Prove "Two parallelograms on the same base and in the same parallels, are equal."

Question

I understand Euclid's way of proving this. But, the book also says that I can prove this by decomposing one parallelogram into pieces, and then forming another parallelogram by combining those pieces together.

I was thinking of dividing one parallelogram into infinitely small rectangles, and then combine them again in the contour of another parallelogram, like Riemann sum.

But I am also assuming that this is not what author wants because calculus is not yet covered in the book. By using basic properties of parallelograms, how can you prove this postulate?

Answer 1

mark a series of untis lenght BC along the line BF starting at C and working to the right, and construct parallels to CD. This divides ADEF into some set of shapes, (parallograms, triangles and and maybe an irregular quadralateral)

now do the same starting at E and working to the left.

This divides ABCD into a set of shapes.

Each shape in ABCD has a corresponding congruent shape in ADEF.

Personally, I like Euclid's proof much better.

And it is not necessary to do anything with AXD or CXE in Euclid's proof.

ABCD = ABFD - CFD and AEFD = ABFD - BEA

Answer 2

Here's one way you can do it: you can use the "easier case" in which $e$ is between $b$ and $c$ and $f$ is to the right of $c$ repeatedly.

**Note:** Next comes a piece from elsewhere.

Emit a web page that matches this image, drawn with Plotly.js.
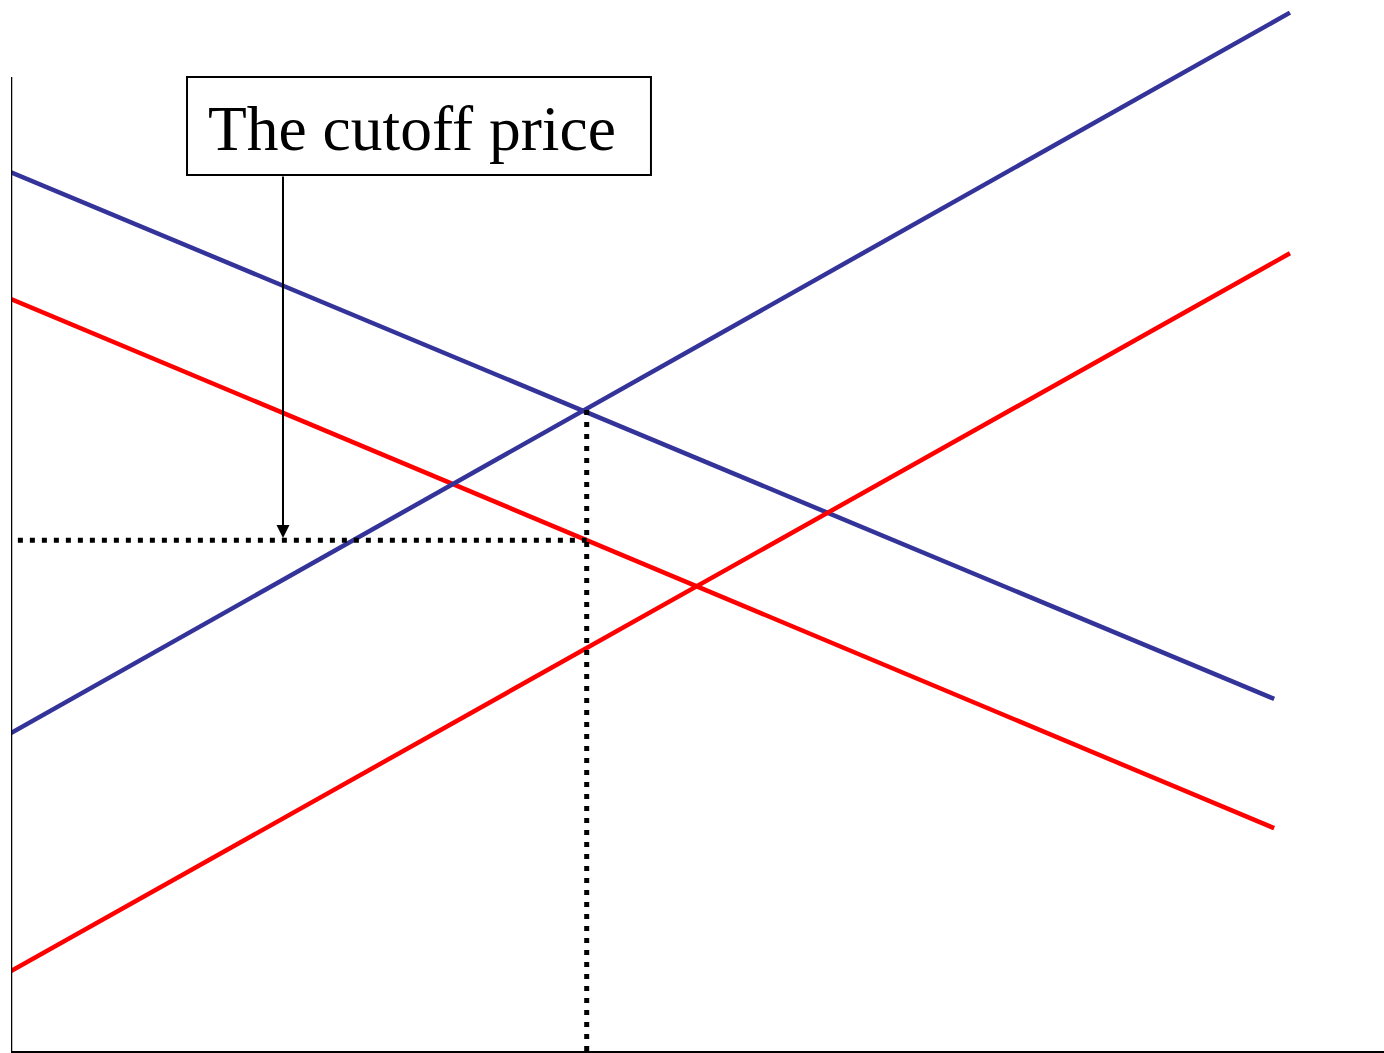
<!DOCTYPE html>
<html>
<head>
<meta charset="utf-8">
<script src="https://cdn.plot.ly/plotly-3.0.1.min.js"></script>
<style>html,body{margin:0;padding:0;background:#fff;}#chart{width:1384px;height:1053px;}</style>
</head>
<body>
<div id="chart"></div>
<script>
// Data (abstract quantity / price units)
const demandQuantity = [0, 92.0];
const supplyQuantity = [0, 93.15];
const demandBlue = [83.6, 33.5];
const demandRed = [71.55, 21.2];
const supplyBlue = [30.26, 98.8];
const supplyRed = [7.6, 75.9];
const cutoffQuantity = [0.5, 41.93];
const cutoffPrice = [48.6, 48.6];
const marginalQuantity = [41.93, 41.93];
const marginalPrice = [0, 61.0];
const annotationText = "The cutoff price";

const BLUE = '#333399', RED = '#FF0000';
const traces = [
  {x: demandQuantity, y: demandBlue, mode: 'lines', line: {color: BLUE, width: 4.5}},
  {x: demandQuantity, y: demandRed, mode: 'lines', line: {color: RED, width: 4.5}},
  {x: supplyQuantity, y: supplyBlue, mode: 'lines', line: {color: BLUE, width: 4.5}},
  {x: supplyQuantity, y: supplyRed, mode: 'lines', line: {color: RED, width: 4.5}},
  {x: cutoffQuantity, y: cutoffPrice, mode: 'lines', line: {color: '#000', width: 5, dash: '5px,7px'}},
  {x: marginalQuantity, y: marginalPrice, mode: 'lines', line: {color: '#000', width: 5, dash: '5px,7px'}}
];

const layout = {
  width: 1384, height: 1053,
  margin: {l: 11, r: 0, t: 0, b: 2, pad: 0},
  paper_bgcolor: '#fff', plot_bgcolor: '#fff',
  showlegend: false,
  xaxis: {range: [0, 100], showgrid: false, zeroline: false, showticklabels: false, ticks: '',
          showline: true, linecolor: '#000', linewidth: 2, fixedrange: true},
  yaxis: {range: [0, 100], showgrid: false, zeroline: false, showticklabels: false, ticks: '',
          showline: false, fixedrange: true},
  shapes: [
    {type: 'line', xref: 'x', yref: 'y', x0: 0, x1: 0, y0: 0, y1: 92.67, line: {color: '#000', width: 2.5}},
    {type: 'rect', xref: 'x', yref: 'y', x0: 12.82, x1: 46.61, y0: 83.35, y1: 92.67, line: {color: '#000', width: 2}, fillcolor: 'rgba(0,0,0,0)'}
  ],
  annotations: [
    {xref: 'x', yref: 'y', x: 29.2, y: 87.73, xanchor: 'center', yanchor: 'middle', showarrow: false,
     text: annotationText, font: {family: 'Liberation Serif, Times New Roman, serif', size: 63.5, color: '#000'}, borderpad: 0},
    {xref: 'x', yref: 'y', axref: 'x', ayref: 'y', x: 19.81, y: 48.8, ax: 19.81, ay: 83.35, text: '',
     showarrow: true, arrowhead: 2, arrowsize: 1.3, arrowwidth: 2, arrowcolor: '#000', standoff: 0}
  ]
};
Plotly.newPlot('chart', traces, layout, {staticPlot: true, displayModeBar: false});
</script>
</body>
</html>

In that case you can simply cut off a triangle from $abcd$ and then reattach it with a translation to get $aefd$. But once you've done this, you can do it again: if you have points $g$ and $h$ such that $g$ is between $e$ and $f$ and $h$ is to the right of $f$ with $gh=ef$, then repeating the same argument gives that $aefd$ and $aghd$ have the same area. And you can repeat this over and over.

In particular, if you keep repeating this moving the top edge of the parallelogram to the right by a distance at least $bc/2$ each time, you can get it as far to the right as you want in only finitely many steps. Thus you can eventually get that your original parallelogram has the same area as any other parallelogram with base $ad$ and whose opposite edge is on the line $bc$.

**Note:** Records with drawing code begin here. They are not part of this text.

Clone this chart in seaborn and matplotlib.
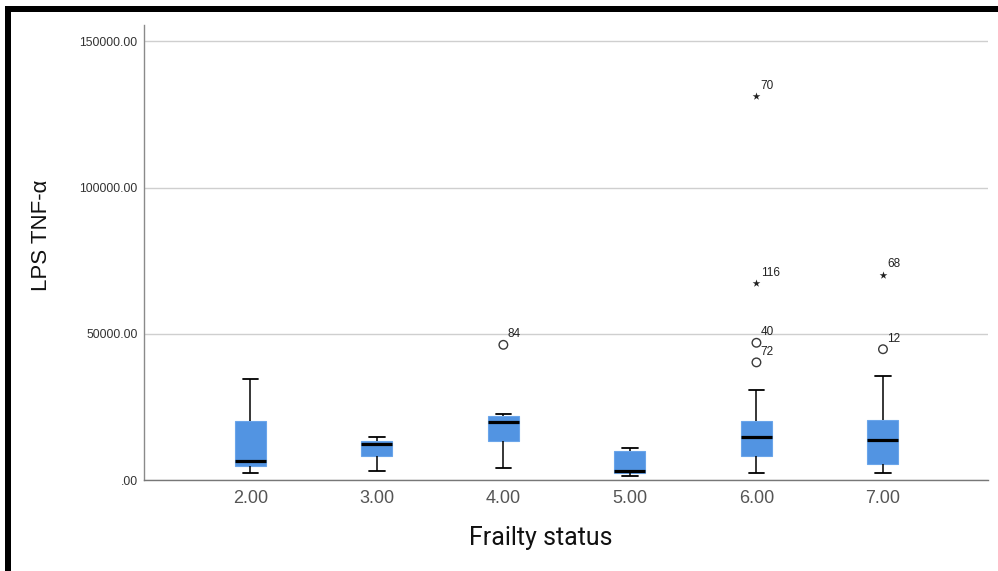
import numpy as np
import pandas as pd
import matplotlib
matplotlib.use("Agg")
import matplotlib.pyplot as plt
from matplotlib.patches import Rectangle
import seaborn as sns

# Five-number summaries of LPS TNF-alpha by frailty status
groups = ["2.00", "3.00", "4.00", "5.00", "6.00", "7.00"]
whisker_low = [2400, 3100, 4100, 1600, 2600, 2500]
q1 = [4900, 8300, 13400, 2400, 8400, 5600]
median = [6700, 12400, 19900, 3300, 14900, 13700]
q3 = [20400, 13400, 22000, 10000, 20100, 20700]
whisker_high = [34600, 14800, 22500, 11200, 30800, 35500]

# Outlying cases (circles) and extreme cases (stars), with case numbers
outlier_group = ["4.00", "6.00", "6.00", "7.00"]
outlier_value = [46300, 47000, 40300, 44800]
outlier_case = ["84", "40", "72", "12"]

extreme_group = ["6.00", "6.00", "7.00"]
extreme_value = [131200, 67400, 70300]
extreme_case = ["70", "116", "68"]

y_ticks = [0, 50000, 100000, 150000]
y_tick_labels = [".00", "50000.00", "100000.00", "150000.00"]

BOX_BLUE = "#5294e2"

sns.set_style("white")
plt.rcParams["font.family"] = ["Liberation Sans", "DejaVu Sans"]

# Long table: each group contributes its summary points so the box statistics
# reproduce the quartiles and whisker ends
rows = []
for g, lo, a, m, b, hi in zip(groups, whisker_low, q1, median, q3, whisker_high):
    for v in (lo, a, m, b, hi):
        rows.append({"Frailty status": g, "LPS TNF-alpha": v})
df = pd.DataFrame(rows)

fig = plt.figure(figsize=(9.98, 5.71), dpi=100)
ax = fig.add_axes([144 / 998, 1 - 480.3 / 571, (988 - 144) / 998, (480.3 - 25) / 571])

sns.boxplot(
    data=df, x="Frailty status", y="LPS TNF-alpha", order=groups,
    whis=(0, 100), width=0.245, color=BOX_BLUE, saturation=1,
    fliersize=0, ax=ax, zorder=3,
    boxprops=dict(facecolor=BOX_BLUE, edgecolor="#6aa5ea", linewidth=0.8),
    medianprops=dict(color="black", linewidth=2.3),
    whiskerprops=dict(color="black", linewidth=1.1),
    capprops=dict(color="black", linewidth=1.3),
)

# Outliers and extremes with case labels
pos = {g: i for i, g in enumerate(groups)}
ax.scatter([pos[g] for g in outlier_group], outlier_value, marker="o", s=38,
           facecolors="none", edgecolors="#3a3a3a", linewidths=1.0, zorder=4)
ax.scatter([pos[g] for g in extreme_group], extreme_value, marker="*", s=34,
           color="#222222", linewidths=0, zorder=4)
for g, v, c in list(zip(outlier_group, outlier_value, outlier_case)) + \
        list(zip(extreme_group, extreme_value, extreme_case)):
    ax.annotate(c, (pos[g], v), xytext=(3, 3.2), textcoords="offset points",
                fontsize=8.5, color="#222222", ha="left", va="bottom")

ax.set_xlim(-0.84, 5.83)
ax.set_ylim(0, 155600)
ax.set_yticks(y_ticks)
ax.set_yticklabels(y_tick_labels)

ax.yaxis.grid(True, color="#cfcfcf", linewidth=1.0, zorder=0)
ax.xaxis.grid(False)
ax.set_axisbelow(True)

for side in ("top", "right"):
    ax.spines[side].set_visible(False)
ax.spines["left"].set_color("#8a8a8a")
ax.spines["bottom"].set_color("#777777")
ax.spines["left"].set_linewidth(1.0)
ax.spines["bottom"].set_linewidth(1.0)

ax.tick_params(axis="y", length=0, pad=4.5, labelsize=8.8, labelcolor="#333333")
ax.tick_params(axis="x", length=0, pad=7, labelsize=13, labelcolor="#555555")

ax.set_xlabel("Frailty status", fontsize=18, color="#111111",
              family=["Roboto", "DejaVu Sans"])
ax.set_ylabel("LPS TNF-\u03b1", fontsize=16, color="#111111")
ax.xaxis.set_label_coords(0.470, -0.100)
ax.yaxis.set_label_coords(-0.109, 0.537)

# Heavy frame along the left and top edges
fig.add_artist(Rectangle((5 / 998, 0), 6 / 998, (571 - 6) / 571,
                         transform=fig.transFigure, color="black", lw=0))
fig.add_artist(Rectangle((5 / 998, 1 - 12 / 571), 993 / 998, 6 / 571,
                         transform=fig.transFigure, color="black", lw=0))

fig.savefig("out.png", dpi=100, facecolor="white")
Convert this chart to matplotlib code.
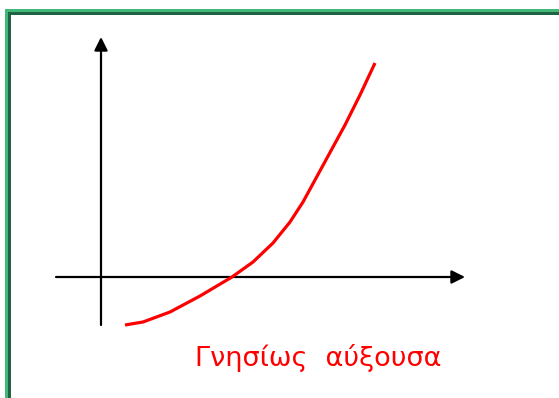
import matplotlib

matplotlib.use("Agg")

import matplotlib.pyplot as plt  # noqa: E402
from matplotlib.patches import Rectangle  # noqa: E402

# curve, origin at the axes crossing (units = px)
curve_x = [24, 42, 69, 99, 131, 152, 172, 189, 202, 214, 244, 259, 274]
curve_y = [-48, -45, -35, -19, 0, 15, 34, 55, 75, 97, 152, 182, 214]
label = "Γνησίως  αύξουσα"

W, H = 559, 398
fig = plt.figure(figsize=(W / 100, H / 100), dpi=100)
fig.patch.set_facecolor("white")

# ---- frame (light + dark green bands, top and left) ----------------------
bg = fig.add_axes([0, 0, 1, 1], zorder=0)
bg.set_xlim(0, W); bg.set_ylim(H, 0); bg.axis("off")
for x0, y0, c in [(5, 9, "#42b878"), (8, 12, "#1f6342")]:
    bg.add_patch(Rectangle((x0, y0), W, 3, color=c, lw=0))
    bg.add_patch(Rectangle((x0, y0), 3, H, color=c, lw=0))

# ---- main sketch ----------------------------------------------------------
ax = fig.add_axes([0, 0, 1, 1], zorder=1)
ax.patch.set_alpha(0)
ax.set_xlim(-101, W - 101); ax.set_ylim(-(H - 277), 277)
ax.axis("off")

arrow = dict(arrowstyle="-|>", color="black", lw=1.6, mutation_scale=20,
             shrinkA=0, shrinkB=0)
ax.annotate("", xy=(364, 0), xytext=(-45, 0), arrowprops=arrow)
ax.annotate("", xy=(0, 240), xytext=(0, -48), arrowprops=arrow)

ax.plot(curve_x, curve_y, color="red", lw=2.3, solid_capstyle="butt",
        solid_joinstyle="round", zorder=3)

ax.text(217, -81, label, color="red", fontsize=19.5, ha="center",
        va="center", family=["Comic Neue", "DejaVu Sans"])

fig.savefig("out.png", dpi=100, facecolor="white")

In each step of this construction, you cut the parallelogram into two pieces and then rearrange them. So the entire process can be done in one step by cutting the original parallelogram along all the cuts you would eventually end up making, and then rearranging them in the final form. It is complicated to see what this looks like explicitly (and the number of pieces depends on how many steps the construction takes), but it does not involve any subtraction.